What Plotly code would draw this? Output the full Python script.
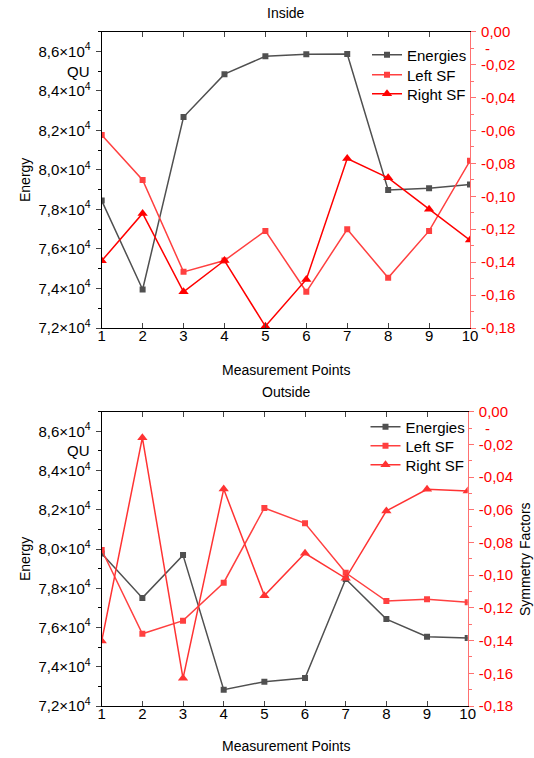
import plotly.graph_objects as go

points = list(range(1, 11))

# Inside
in_energy = [78450, 73950, 82680, 84850, 85760, 85860, 85870, 78990, 79080, 79260]
in_left_sf = [-0.0628, -0.0901, -0.1459, -0.1390, -0.1210, -0.1580, -0.1200, -0.1495, -0.1210, -0.0784]
in_right_sf = [-0.1392, -0.1104, -0.1580, -0.1390, -0.1790, -0.1505, -0.0770, -0.0888, -0.1078, -0.1266]

# Outside
out_energy = [79770, 77510, 79690, 72830, 73240, 73430, 78470, 76430, 75530, 75460]
out_left_sf = [-0.0846, -0.1358, -0.1278, -0.1046, -0.0589, -0.0683, -0.0985, -0.1158, -0.1147, -0.1166]
out_right_sf = [-0.1403, -0.0159, -0.1631, -0.0473, -0.1125, -0.0866, -0.1019, -0.0607, -0.0475, -0.0485]

energy_ticks = [72000, 74000, 76000, 78000, 80000, 82000, 84000, 86000]
energy_ticktext = ["7,2×10<sup>4</sup>", "7,4×10<sup>4</sup>", "7,6×10<sup>4</sup>", "7,8×10<sup>4</sup>",
                   "8,0×10<sup>4</sup>", "8,2×10<sup>4</sup>", "8,4×10<sup>4</sup>", "8,6×10<sup>4</sup>"]
sf_ticks = [0.0, -0.02, -0.04, -0.06, -0.08, -0.10, -0.12, -0.14, -0.16, -0.18]
sf_ticktext = ["0,00", "-0,02", "-0,04", "-0,06", "-0,08", "-0,10", "-0,12", "-0,14", "-0,16", "-0,18"]

W, H = 534, 758
FONT = "Liberation Sans, Arial, sans-serif"
C_EN = "#505050"
C_LEFT = "#ff4040"
C_RIGHT_IN = "#ff0000"
C_RIGHT_OUT = "#ff3333"
C_RAXIS = "#ff7070"

def px_x(v):
    return v / W

def px_y(v):
    return 1 - v / H

fig = go.Figure()

def add_panel(xa, ya_l, ya_r, legs, energy, left, right, right_color):
    fig.add_trace(go.Scatter(x=points, y=energy, name="Energies", mode="lines+markers",
                             line=dict(color=C_EN, width=1.5), marker=dict(symbol="square", size=6, color=C_EN),
                             xaxis=xa, yaxis=ya_l, legend=legs[0]))
    fig.add_trace(go.Scatter(x=points, y=left, name="Left SF", mode="lines+markers",
                             line=dict(color=C_LEFT, width=1.5), marker=dict(symbol="square", size=6, color=C_LEFT),
                             xaxis=xa, yaxis=ya_r, legend=legs[1]))
    fig.add_trace(go.Scatter(x=points, y=right, name="Right SF", mode="lines+markers",
                             line=dict(color=right_color, width=1.5), marker=dict(symbol="triangle-up", size=9, color=right_color),
                             xaxis=xa, yaxis=ya_r, legend=legs[2]))

add_panel("x", "y", "y2", ["legend", "legend2", "legend3"], in_energy, in_left_sf, in_right_sf, C_RIGHT_IN)
add_panel("x2", "y3", "y4", ["legend4", "legend5", "legend6"], out_energy, out_left_sf, out_right_sf, C_RIGHT_OUT)

xcommon = dict(range=[1, 10], tickvals=points, ticks="inside", ticklen=5, showline=True, linecolor="black",
               linewidth=1.2, mirror="ticks", showgrid=False, zeroline=False, automargin=False,
               tickfont=dict(size=15, color="black", family=FONT), ticklabelstandoff=-6)
ylcommon = dict(range=[72000, 87000], tickvals=energy_ticks, ticktext=energy_ticktext, ticks="outside", ticklen=5,
                showline=True, linecolor="black", linewidth=1.2, showgrid=False, zeroline=False, automargin=False,
                minor=dict(ticks="outside", ticklen=3, dtick=1000, tick0=72000, tickcolor="black"),
                tickfont=dict(size=15, color="black", family=FONT), ticklabelstandoff=2)
yrcommon = dict(range=[-0.18, 0.0], tickvals=sf_ticks, ticktext=sf_ticktext, ticks="outside", ticklen=5,
                showline=True, linecolor=C_RAXIS, tickcolor=C_RAXIS, linewidth=1.2, showgrid=False, zeroline=False,
                automargin=False,
                minor=dict(ticks="outside", ticklen=3, dtick=0.01, tick0=0, tickcolor=C_RAXIS),
                tickfont=dict(size=15, color="#ff0000", family=FONT), side="right", ticklabelstandoff=2)

top_x = [px_x(101.7), px_x(470)]
bot_x = [px_x(101.7), px_x(467.7)]
top_y = [px_y(328), px_y(31.7)]
bot_y = [px_y(706), px_y(411.7)]

def leg(x, y):
    return dict(x=px_x(x), y=px_y(y), xanchor="left", yanchor="middle", bgcolor="rgba(0,0,0,0)",
                font=dict(size=15, family=FONT), itemwidth=30, borderwidth=0)

fig.update_layout(
    template="none",
    width=W, height=H, margin=dict(l=0, r=0, t=0, b=0, pad=0, autoexpand=False),
    paper_bgcolor="white", plot_bgcolor="white",
    font=dict(family=FONT, size=14, color="black"),
    xaxis=dict(domain=top_x, anchor="y", **xcommon),
    yaxis=dict(domain=top_y, anchor="x", **ylcommon),
    yaxis2=dict(overlaying="y", anchor="x", **yrcommon),
    xaxis2=dict(domain=bot_x, anchor="y3", **xcommon),
    yaxis3=dict(domain=bot_y, anchor="x2", **ylcommon),
    yaxis4=dict(overlaying="y3", anchor="x2", **yrcommon),
    legend=leg(367, 55),
    legend2=leg(367, 75),
    legend3=leg(367, 94),
    legend4=leg(365.5, 427),
    legend5=leg(365.5, 446),
    legend6=leg(365.5, 465),
    showlegend=True,
)

ann = []
def text(x, y, s, size=14, angle=0, color="black", xanchor="center", yref="paper", yv=None):
    ann.append(dict(x=x, y=yv if yv is not None else px_y(y), xref="paper", yref=yref, text=s, showarrow=False,
                    textangle=angle, font=dict(size=size, color=color, family=FONT), xanchor=xanchor, yanchor="middle"))

text(px_x(286), 13, "Inside")
text(px_x(286), 370, "Measurement Points")
text(px_x(286), 392, "Outside")
text(px_x(286), 746, "Measurement Points")
text(px_x(25), 180, "Energy", angle=-90)
text(px_x(25), 559, "Energy", angle=-90)
text(px_x(525), 559, "Symmetry Factors", angle=-90)
# odd extra labels on axes
text(px_x(92), 0, "QU", size=15, xanchor="right", yref="y", yv=85000)
text(px_x(92), 0, "QU", size=15, xanchor="right", yref="y3", yv=85000)
text(px_x(487), 0, "-", size=15, color="#ff0000", yref="y2", yv=-0.01)
text(px_x(487), 0, "-", size=15, color="#ff0000", yref="y4", yv=-0.01)
fig.update_layout(annotations=ann)

fig.write_html("out.html", config=dict(responsive=False, displayModeBar=False),
               post_script="document.body.style.margin='0px';document.body.style.overflow='hidden';")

** YOUR OBJECTIVE **
From the first line of the listing above, repeat every line through the one holding "return v / W". Both ends count, and pictures stay out.

** WRITTEN REPLY **
What Plotly code would draw this? Output the full Python script.
import plotly.graph_objects as go

points = list(range(1, 11))

# Inside
in_energy = [78450, 73950, 82680, 84850, 85760, 85860, 85870, 78990, 79080, 79260]
in_left_sf = [-0.0628, -0.0901, -0.1459, -0.1390, -0.1210, -0.1580, -0.1200, -0.1495, -0.1210, -0.0784]
in_right_sf = [-0.1392, -0.1104, -0.1580, -0.1390, -0.1790, -0.1505, -0.0770, -0.0888, -0.1078, -0.1266]

# Outside
out_energy = [79770, 77510, 79690, 72830, 73240, 73430, 78470, 76430, 75530, 75460]
out_left_sf = [-0.0846, -0.1358, -0.1278, -0.1046, -0.0589, -0.0683, -0.0985, -0.1158, -0.1147, -0.1166]
out_right_sf = [-0.1403, -0.0159, -0.1631, -0.0473, -0.1125, -0.0866, -0.1019, -0.0607, -0.0475, -0.0485]

energy_ticks = [72000, 74000, 76000, 78000, 80000, 82000, 84000, 86000]
energy_ticktext = ["7,2×10<sup>4</sup>", "7,4×10<sup>4</sup>", "7,6×10<sup>4</sup>", "7,8×10<sup>4</sup>",
                   "8,0×10<sup>4</sup>", "8,2×10<sup>4</sup>", "8,4×10<sup>4</sup>", "8,6×10<sup>4</sup>"]
sf_ticks = [0.0, -0.02, -0.04, -0.06, -0.08, -0.10, -0.12, -0.14, -0.16, -0.18]
sf_ticktext = ["0,00", "-0,02", "-0,04", "-0,06", "-0,08", "-0,10", "-0,12", "-0,14", "-0,16", "-0,18"]

W, H = 534, 758
FONT = "Liberation Sans, Arial, sans-serif"
C_EN = "#505050"
C_LEFT = "#ff4040"
C_RIGHT_IN = "#ff0000"
C_RIGHT_OUT = "#ff3333"
C_RAXIS = "#ff7070"

def px_x(v):
    return v / W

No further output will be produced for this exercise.